The 98% Canadian IP ownership rate is a critical differentiator. In an era where multinational corporations routinely acquire innovative startups for their IP portfolios, the cluster program’s rules create a protective wall. This does not prevent foreign investment—the program explicitly encourages it—but it ensures that value creation and capture occur within Canadian corporate structures, at least through the initial commercialization phase.

The program’s scalability is its principal limitation. At C$1.28 billion over multiple years, it represents roughly 0.05% of Canada’s annual GDP. For context, the U.S. CHIPS and Science Act allocates C$53 billion in direct subsidies alone. Canada’s cluster program cannot compete on scale—it competes on leverage, specialization, and IP retention. Whether this is sufficient to maintain competitive positioning against larger innovation systems remains an open question requiring ongoing evaluation.

Market Predictions and Neutral Outlook

Based on the program’s Phase 1 outcomes and current deployment trajectory, several projections emerge:

First, the program’s IP retention model will likely influence other mid-sized economies (Australia, Nordic countries, Israel) to adopt similar sovereignty-focused innovation mechanisms. The 98% domestic ownership rate sets a benchmark that smaller economies will seek to replicate.

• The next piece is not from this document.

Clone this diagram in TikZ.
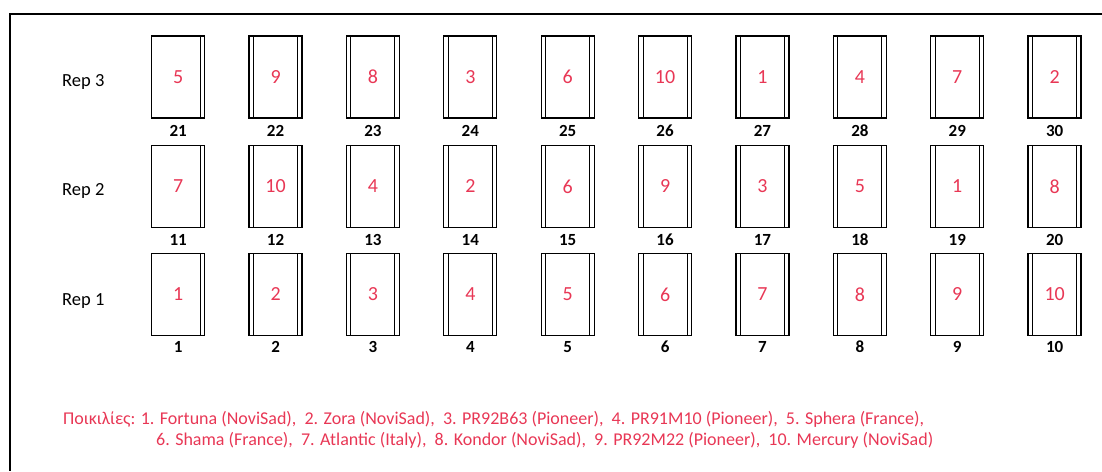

Second, the quantum supply chain investments, despite their small current scale (C$14 million), will produce outsized strategic returns if quantum computing achieves commercial viability within the current decade. The materials and sensor specialization being seeded now will be difficult to replicate quickly once quantum markets mature.

Third, the housing supply chain intervention will likely expand beyond the Advanced Manufacturing cluster. If the C$50 million pilot demonstrates measurable improvements in construction productivity, similar cluster-based interventions in housing, healthcare infrastructure, and clean energy are probable.

Fourth, the program’s leverage ratio may decrease as clusters mature and shift toward later-stage commercialization. Early-stage de-risking attracts high ratios; later-stage scale-up requires larger capital infusions that may dilute the leverage metric.

The Global Innovation Clusters program represents a deliberate, evidence-based approach to industrial innovation policy. Its Phase 1 data suggest that government investment, when structured as risk-absorbing anchors within industry-led consortia, can achieve commercialization rates and IP retention outcomes that market-only mechanisms fail to deliver. Whether this model can scale to address Canada’s broader productivity challenges—and whether other nations will adopt similar architectures—will determine its lasting significance in the global innovation market.